::: Information provided :::

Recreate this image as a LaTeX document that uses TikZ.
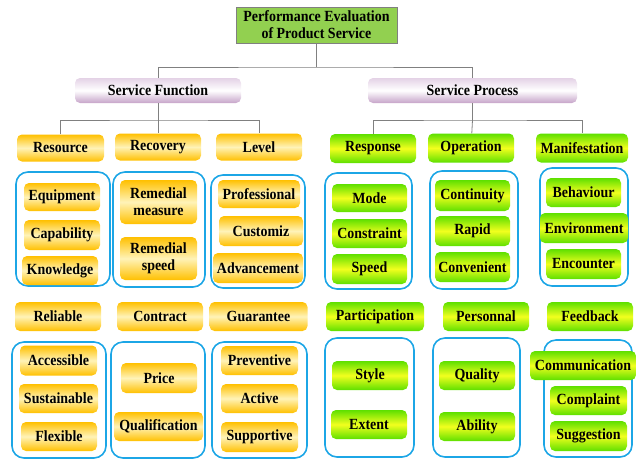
\documentclass[tikz,border=0pt]{standalone}
\usepackage{fontspec}
\setmainfont[FakeStretch=0.9]{Liberation Serif}
\definecolor{oEdge}{HTML}{FFC000}
\definecolor{oMid}{HTML}{FFF3B8}
\definecolor{gEdge}{HTML}{5EE000}
\definecolor{gMid}{HTML}{F2FF1E}
\definecolor{pTop}{HTML}{E4D2E6}
\definecolor{pBot}{HTML}{C6A4C9}
\definecolor{grpBlue}{HTML}{1CA6E6}

\begin{document}
\begin{tikzpicture}[x=1pt, y=-1pt,
  every node/.style={font=\fontsize{15.5}{17}\selectfont\bfseries, inner sep=0pt, align=center},
  sz/.style 2 args={minimum width=#1pt, minimum height=#2pt},
  titlebox/.style={draw=gray, fill={rgb,255:red,146;green,208;blue,80}},
  mainbox/.style={rounded corners=5pt, top color=pTop, bottom color=pBot, middle color=white},
  obox/.style={rounded corners=5pt, top color=oEdge, bottom color=oEdge, middle color=oMid},
  gbox/.style={rounded corners=5pt, top color=gEdge, bottom color=gEdge, middle color=gMid},
  grpbox/.style={draw=grpBlue, line width=1.6pt, rounded corners=12pt},
  conn/.style={draw=gray, line width=0.8pt}]
  \useasboundingbox (0,0) rectangle (636,459);

  % top levels
  \node[titlebox, sz={161}{36}] (title) at (316.5,25) {Performance Evaluation\\of Product Service};
  \node[mainbox, sz={166}{25}] (sf) at (158,90.5) {Service Function};
  \node[mainbox, sz={209}{25}] (sp) at (472.5,90.5) {Service Process};

  % first row of aspects
  \node[obox, sz={87}{27}] (res) at (60.5,148) {Resource};
  \node[obox, sz={86}{27}] (rec) at (158,147) {Recovery};
  \node[obox, sz={86}{27}] (lev) at (259,147) {Level};
  \node[gbox, sz={86}{29}] (resp) at (373,148.5) {Response};
  \node[gbox, sz={86}{29}] (oper) at (471,148) {Operation};
  \node[gbox, sz={92}{29}] (mani) at (582,148) {Manifestation};

  % groups, first row
  \node[grpbox, sz={94}{114}] (resG) at (63,229) {};
  \node[grpbox, sz={92}{115}] (recG) at (159,229.5) {};
  \node[grpbox, sz={94}{113}] (levG) at (258,231.5) {};
  \node[grpbox, sz={87}{116}] (respG) at (368.5,231) {};
  \node[grpbox, sz={88}{118}] (operG) at (474,230) {};
  \node[grpbox, sz={88}{118}] (maniG) at (584,227) {};

  \node[obox, sz={76}{28}] (equip) at (62,197) {Equipment};
  \node[obox, sz={76}{30}] (capab) at (62,235) {Capability};
  \node[obox, sz={76}{29}] (know) at (60,270.5) {Knowledge};
  \node[obox, sz={77}{44}] (remm) at (158.5,202) {Remedial\\measure};
  \node[obox, sz={77}{43}] (rems) at (158.5,258.5) {Remedial\\speed};
  \node[obox, sz={82}{28}] (prof) at (259,194) {Professional};
  \node[obox, sz={84}{30}] (cust) at (261,231) {Customiz};
  \node[obox, sz={90}{30}] (adv) at (258,268) {Advancement};
  \node[gbox, sz={75}{28}] (mode) at (369.5,198) {Mode};
  \node[gbox, sz={75}{29}] (cons) at (369.5,233.5) {Constraint};
  \node[gbox, sz={75}{30}] (speed) at (369.5,269) {Speed};
  \node[gbox, sz={75}{31}] (cont) at (472.5,195.5) {Continuity};
  \node[gbox, sz={75}{30}] (rapid) at (472.5,231) {Rapid};
  \node[gbox, sz={75}{30}] (conv) at (472.5,267) {Convenient};
  \node[gbox, sz={75}{29}] (beha) at (583.5,192.5) {Behaviour};
  \node[gbox, sz={88}{30}] (envi) at (584,228) {Environment};
  \node[gbox, sz={75}{30}] (enco) at (583.5,264) {Encounter};

  % second row of aspects
  \node[obox, sz={86}{29}] (reli) at (58,316.5) {Reliable};
  \node[obox, sz={86}{29}] (contr) at (160,316.5) {Contract};
  \node[obox, sz={98}{29}] (guar) at (258.5,316.5) {Guarantee};
  \node[gbox, sz={98}{29}] (part) at (375,316.5) {Participation};
  \node[gbox, sz={86}{29}] (pers) at (486,316.5) {Personnal};
  \node[gbox, sz={86}{29}] (feed) at (590,316.5) {Feedback};

  % groups, second row
  \node[grpbox, sz={94}{116}] (reliG) at (59,400) {};
  \node[grpbox, sz={94}{116}] (contrG) at (158,400) {};
  \node[grpbox, sz={95}{116}] (guarG) at (259.5,400) {};
  \node[grpbox, sz={89}{119}] (partG) at (369.5,397.5) {};
  \node[grpbox, sz={87}{119}] (persG) at (476.5,397.5) {};
  \node[grpbox, sz={88}{117}] (feedG) at (588,398.5) {};

  \node[obox, sz={77}{30}] (acce) at (58.5,360.5) {Accessible};
  \node[obox, sz={79}{29}] (sust) at (58.5,398.5) {Sustainable};
  \node[obox, sz={76}{29}] (flex) at (59,436.5) {Flexible};
  \node[obox, sz={76}{30}] (price) at (159,378) {Price};
  \node[obox, sz={89}{29}] (qual) at (158.5,426.5) {Qualification};
  \node[obox, sz={77}{29}] (prev) at (259.5,360.5) {Preventive};
  \node[obox, sz={77}{29}] (act) at (259.5,398.5) {Active};
  \node[obox, sz={77}{30}] (supp) at (259.5,437) {Supportive};
  \node[gbox, sz={76}{29}] (style) at (370,375.5) {Style};
  \node[gbox, sz={76}{29}] (ext) at (369,424.5) {Extent};
  \node[gbox, sz={76}{29}] (qlty) at (477,375.5) {Quality};
  \node[gbox, sz={76}{29}] (abil) at (477,426.5) {Ability};
  \node[gbox, sz={106}{29}] (comm) at (583,365.5) {Communication};
  \node[gbox, sz={77}{29}] (compl) at (588.5,400.5) {Complaint};
  \node[gbox, sz={77}{30}] (sugg) at (588.5,436) {Suggestion};

  % connectors
  \coordinate (j0) at (title.south |- 0,67);
  \coordinate (j1) at (sf.south |- 0,120);
  \coordinate (j2) at (sp.south |- 0,120);
  \path[conn]
  (title) edge (j0)
  (sf) edge (j1)
  (j1) edge (rec)
  (sp) edge (j2)
  (j2) edge (oper)
  ;
  \draw[conn] (sf) |- (j0) -| (sp);
  \draw[conn] (res) |- (j1) -| (lev);
  \draw[conn] (resp) |- (j2) -| (mani);
\end{tikzpicture}
\end{document}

:::

- **Problem to solve**: Leave the pictures out and copy the rest of the data exactly.

- **Solution for this task**:
Recreate this image as a LaTeX document that uses TikZ.
\documentclass[tikz,border=0pt]{standalone}
\usepackage{fontspec}
\setmainfont[FakeStretch=0.9]{Liberation Serif}
\definecolor{oEdge}{HTML}{FFC000}
\definecolor{oMid}{HTML}{FFF3B8}
\definecolor{gEdge}{HTML}{5EE000}
\definecolor{gMid}{HTML}{F2FF1E}
\definecolor{pTop}{HTML}{E4D2E6}
\definecolor{pBot}{HTML}{C6A4C9}
\definecolor{grpBlue}{HTML}{1CA6E6}

\begin{document}
\begin{tikzpicture}[x=1pt, y=-1pt,
  every node/.style={font=\fontsize{15.5}{17}\selectfont\bfseries, inner sep=0pt, align=center},
  sz/.style 2 args={minimum width=#1pt, minimum height=#2pt},
  titlebox/.style={draw=gray, fill={rgb,255:red,146;green,208;blue,80}},
  mainbox/.style={rounded corners=5pt, top color=pTop, bottom color=pBot, middle color=white},
  obox/.style={rounded corners=5pt, top color=oEdge, bottom color=oEdge, middle color=oMid},
  gbox/.style={rounded corners=5pt, top color=gEdge, bottom color=gEdge, middle color=gMid},
  grpbox/.style={draw=grpBlue, line width=1.6pt, rounded corners=12pt},
  conn/.style={draw=gray, line width=0.8pt}]
  \useasboundingbox (0,0) rectangle (636,459);

  % top levels
  \node[titlebox, sz={161}{36}] (title) at (316.5,25) {Performance Evaluation\\of Product Service};
  \node[mainbox, sz={166}{25}] (sf) at (158,90.5) {Service Function};
  \node[mainbox, sz={209}{25}] (sp) at (472.5,90.5) {Service Process};

  % first row of aspects
  \node[obox, sz={87}{27}] (res) at (60.5,148) {Resource};
  \node[obox, sz={86}{27}] (rec) at (158,147) {Recovery};
  \node[obox, sz={86}{27}] (lev) at (259,147) {Level};
  \node[gbox, sz={86}{29}] (resp) at (373,148.5) {Response};
  \node[gbox, sz={86}{29}] (oper) at (471,148) {Operation};
  \node[gbox, sz={92}{29}] (mani) at (582,148) {Manifestation};

  % groups, first row
  \node[grpbox, sz={94}{114}] (resG) at (63,229) {};
  \node[grpbox, sz={92}{115}] (recG) at (159,229.5) {};
  \node[grpbox, sz={94}{113}] (levG) at (258,231.5) {};
  \node[grpbox, sz={87}{116}] (respG) at (368.5,231) {};
  \node[grpbox, sz={88}{118}] (operG) at (474,230) {};
  \node[grpbox, sz={88}{118}] (maniG) at (584,227) {};

  \node[obox, sz={76}{28}] (equip) at (62,197) {Equipment};
  \node[obox, sz={76}{30}] (capab) at (62,235) {Capability};
  \node[obox, sz={76}{29}] (know) at (60,270.5) {Knowledge};
  \node[obox, sz={77}{44}] (remm) at (158.5,202) {Remedial\\measure};
  \node[obox, sz={77}{43}] (rems) at (158.5,258.5) {Remedial\\speed};
  \node[obox, sz={82}{28}] (prof) at (259,194) {Professional};
  \node[obox, sz={84}{30}] (cust) at (261,231) {Customiz};
  \node[obox, sz={90}{30}] (adv) at (258,268) {Advancement};
  \node[gbox, sz={75}{28}] (mode) at (369.5,198) {Mode};
  \node[gbox, sz={75}{29}] (cons) at (369.5,233.5) {Constraint};
  \node[gbox, sz={75}{30}] (speed) at (369.5,269) {Speed};
  \node[gbox, sz={75}{31}] (cont) at (472.5,195.5) {Continuity};
  \node[gbox, sz={75}{30}] (rapid) at (472.5,231) {Rapid};
  \node[gbox, sz={75}{30}] (conv) at (472.5,267) {Convenient};
  \node[gbox, sz={75}{29}] (beha) at (583.5,192.5) {Behaviour};
  \node[gbox, sz={88}{30}] (envi) at (584,228) {Environment};
  \node[gbox, sz={75}{30}] (enco) at (583.5,264) {Encounter};

  % second row of aspects
  \node[obox, sz={86}{29}] (reli) at (58,316.5) {Reliable};
  \node[obox, sz={86}{29}] (contr) at (160,316.5) {Contract};
  \node[obox, sz={98}{29}] (guar) at (258.5,316.5) {Guarantee};
  \node[gbox, sz={98}{29}] (part) at (375,316.5) {Participation};
  \node[gbox, sz={86}{29}] (pers) at (486,316.5) {Personnal};
  \node[gbox, sz={86}{29}] (feed) at (590,316.5) {Feedback};

  % groups, second row
  \node[grpbox, sz={94}{116}] (reliG) at (59,400) {};
  \node[grpbox, sz={94}{116}] (contrG) at (158,400) {};
  \node[grpbox, sz={95}{116}] (guarG) at (259.5,400) {};
  \node[grpbox, sz={89}{119}] (partG) at (369.5,397.5) {};
  \node[grpbox, sz={87}{119}] (persG) at (476.5,397.5) {};
  \node[grpbox, sz={88}{117}] (feedG) at (588,398.5) {};

  \node[obox, sz={77}{30}] (acce) at (58.5,360.5) {Accessible};
  \node[obox, sz={79}{29}] (sust) at (58.5,398.5) {Sustainable};
  \node[obox, sz={76}{29}] (flex) at (59,436.5) {Flexible};
  \node[obox, sz={76}{30}] (price) at (159,378) {Price};
  \node[obox, sz={89}{29}] (qual) at (158.5,426.5) {Qualification};
  \node[obox, sz={77}{29}] (prev) at (259.5,360.5) {Preventive};
  \node[obox, sz={77}{29}] (act) at (259.5,398.5) {Active};
  \node[obox, sz={77}{30}] (supp) at (259.5,437) {Supportive};
  \node[gbox, sz={76}{29}] (style) at (370,375.5) {Style};
  \node[gbox, sz={76}{29}] (ext) at (369,424.5) {Extent};
  \node[gbox, sz={76}{29}] (qlty) at (477,375.5) {Quality};
  \node[gbox, sz={76}{29}] (abil) at (477,426.5) {Ability};
  \node[gbox, sz={106}{29}] (comm) at (583,365.5) {Communication};
  \node[gbox, sz={77}{29}] (compl) at (588.5,400.5) {Complaint};
  \node[gbox, sz={77}{30}] (sugg) at (588.5,436) {Suggestion};

  % connectors
  \coordinate (j0) at (title.south |- 0,67);
  \coordinate (j1) at (sf.south |- 0,120);
  \coordinate (j2) at (sp.south |- 0,120);
  \path[conn]
  (title) edge (j0)
  (sf) edge (j1)
  (j1) edge (rec)
  (sp) edge (j2)
  (j2) edge (oper)
  ;
  \draw[conn] (sf) |- (j0) -| (sp);
  \draw[conn] (res) |- (j1) -| (lev);
  \draw[conn] (resp) |- (j2) -| (mani);
\end{tikzpicture}
\end{document}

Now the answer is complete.